[Begin DATA BLOCK]

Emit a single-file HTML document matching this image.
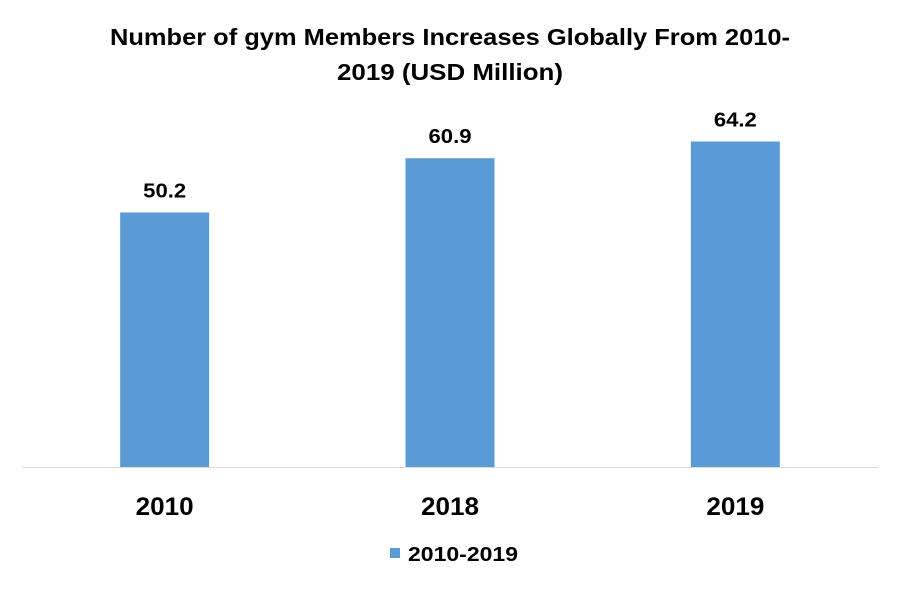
<!DOCTYPE html>
<html><head><meta charset="utf-8"><style>
html,body{margin:0;padding:0;background:#fff;}
svg{display:block;font-family:"Liberation Sans",sans-serif;}
</style></head><body>
<svg id="chart" width="900" height="592" viewBox="0 0 900 592">
<rect width="900" height="592" fill="#fff"/>
<text x="450" y="45" text-anchor="middle" font-size="23" font-weight="bold" fill="#000" textLength="680" lengthAdjust="spacingAndGlyphs">Number of gym Members Increases Globally From 2010-</text>
<text x="450" y="80" text-anchor="middle" font-size="23" font-weight="bold" fill="#000" textLength="226" lengthAdjust="spacingAndGlyphs">2019 (USD Million)</text>
<g id="bars"></g>
<line x1="22" y1="467.5" x2="878" y2="467.5" stroke="#d9d9d9" stroke-width="1"/>
<g>
<rect x="390" y="548" width="10" height="10" fill="#5b9bd5"/>
<text x="408" y="561" font-size="20" font-weight="bold" fill="#000" textLength="110" lengthAdjust="spacingAndGlyphs">2010-2019</text>
</g>
</svg>
<script>
const categories = ["2010", "2018", "2019"];
const values = [50.2, 60.9, 64.2];
const valueLabels = ["50.2", "60.9", "64.2"];

const plotLeft = 22, plotRight = 878, baseY = 467, pxPerUnit = 5.07, barW = 89;
const band = (plotRight - plotLeft) / categories.length;
function xCenter(i){ return plotLeft + band * (i + 0.5); }
function yScale(v){ return baseY - v * pxPerUnit; }

const NS = "http://www.w3.org/2000/svg";
const g = document.getElementById("bars");
categories.forEach((c, i) => {
  const cx = xCenter(i), y = yScale(values[i]);
  const r = document.createElementNS(NS, "rect");
  r.setAttribute("x", cx - barW / 2);
  r.setAttribute("y", y);
  r.setAttribute("width", barW);
  r.setAttribute("height", baseY - y);
  r.setAttribute("fill", "#5b9bd5");
  
  
  g.appendChild(r);

  const t = document.createElementNS(NS, "text");
  t.setAttribute("x", cx);
  t.setAttribute("y", y - 15);
  t.setAttribute("text-anchor", "middle");
  t.setAttribute("font-size", "20");
  t.setAttribute("font-weight", "bold");
  t.setAttribute("textLength", "43");
  t.setAttribute("lengthAdjust", "spacingAndGlyphs");
  t.textContent = valueLabels[i];
  
  
  g.appendChild(t);

  const xl = document.createElementNS(NS, "text");
  xl.setAttribute("x", cx);
  xl.setAttribute("y", 515);
  xl.setAttribute("text-anchor", "middle");
  xl.setAttribute("font-size", "25");
  xl.setAttribute("font-weight", "bold");
  xl.setAttribute("textLength", "58");
  xl.setAttribute("lengthAdjust", "spacingAndGlyphs");
  xl.textContent = c;
  
  
  g.appendChild(xl);
});
</script>
</body></html>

[End DATA BLOCK]

**EXERCISE TASK**
All of the lines above should be printed exactly, minus the pictures.

**FINAL ANSWER**
Emit a single-file HTML document matching this image.
<!DOCTYPE html>
<html><head><meta charset="utf-8"><style>
html,body{margin:0;padding:0;background:#fff;}
svg{display:block;font-family:"Liberation Sans",sans-serif;}
</style></head><body>
<svg id="chart" width="900" height="592" viewBox="0 0 900 592">
<rect width="900" height="592" fill="#fff"/>
<text x="450" y="45" text-anchor="middle" font-size="23" font-weight="bold" fill="#000" textLength="680" lengthAdjust="spacingAndGlyphs">Number of gym Members Increases Globally From 2010-</text>
<text x="450" y="80" text-anchor="middle" font-size="23" font-weight="bold" fill="#000" textLength="226" lengthAdjust="spacingAndGlyphs">2019 (USD Million)</text>
<g id="bars"></g>
<line x1="22" y1="467.5" x2="878" y2="467.5" stroke="#d9d9d9" stroke-width="1"/>
<g>
<rect x="390" y="548" width="10" height="10" fill="#5b9bd5"/>
<text x="408" y="561" font-size="20" font-weight="bold" fill="#000" textLength="110" lengthAdjust="spacingAndGlyphs">2010-2019</text>
</g>
</svg>
<script>
const categories = ["2010", "2018", "2019"];
const values = [50.2, 60.9, 64.2];
const valueLabels = ["50.2", "60.9", "64.2"];

const plotLeft = 22, plotRight = 878, baseY = 467, pxPerUnit = 5.07, barW = 89;
const band = (plotRight - plotLeft) / categories.length;
function xCenter(i){ return plotLeft + band * (i + 0.5); }
function yScale(v){ return baseY - v * pxPerUnit; }

const NS = "http://www.w3.org/2000/svg";
const g = document.getElementById("bars");
categories.forEach((c, i) => {
  const cx = xCenter(i), y = yScale(values[i]);
  const r = document.createElementNS(NS, "rect");
  r.setAttribute("x", cx - barW / 2);
  r.setAttribute("y", y);
  r.setAttribute("width", barW);
  r.setAttribute("height", baseY - y);
  r.setAttribute("fill", "#5b9bd5");
  
  
  g.appendChild(r);

  const t = document.createElementNS(NS, "text");
  t.setAttribute("x", cx);
  t.setAttribute("y", y - 15);
  t.setAttribute("text-anchor", "middle");
  t.setAttribute("font-size", "20");
  t.setAttribute("font-weight", "bold");
  t.setAttribute("textLength", "43");
  t.setAttribute("lengthAdjust", "spacingAndGlyphs");
  t.textContent = valueLabels[i];
  
  
  g.appendChild(t);

  const xl = document.createElementNS(NS, "text");
  xl.setAttribute("x", cx);
  xl.setAttribute("y", 515);
  xl.setAttribute("text-anchor", "middle");
  xl.setAttribute("font-size", "25");
  xl.setAttribute("font-weight", "bold");
  xl.setAttribute("textLength", "58");
  xl.setAttribute("lengthAdjust", "spacingAndGlyphs");
  xl.textContent = c;
  
  
  g.appendChild(xl);
});
</script>
</body></html>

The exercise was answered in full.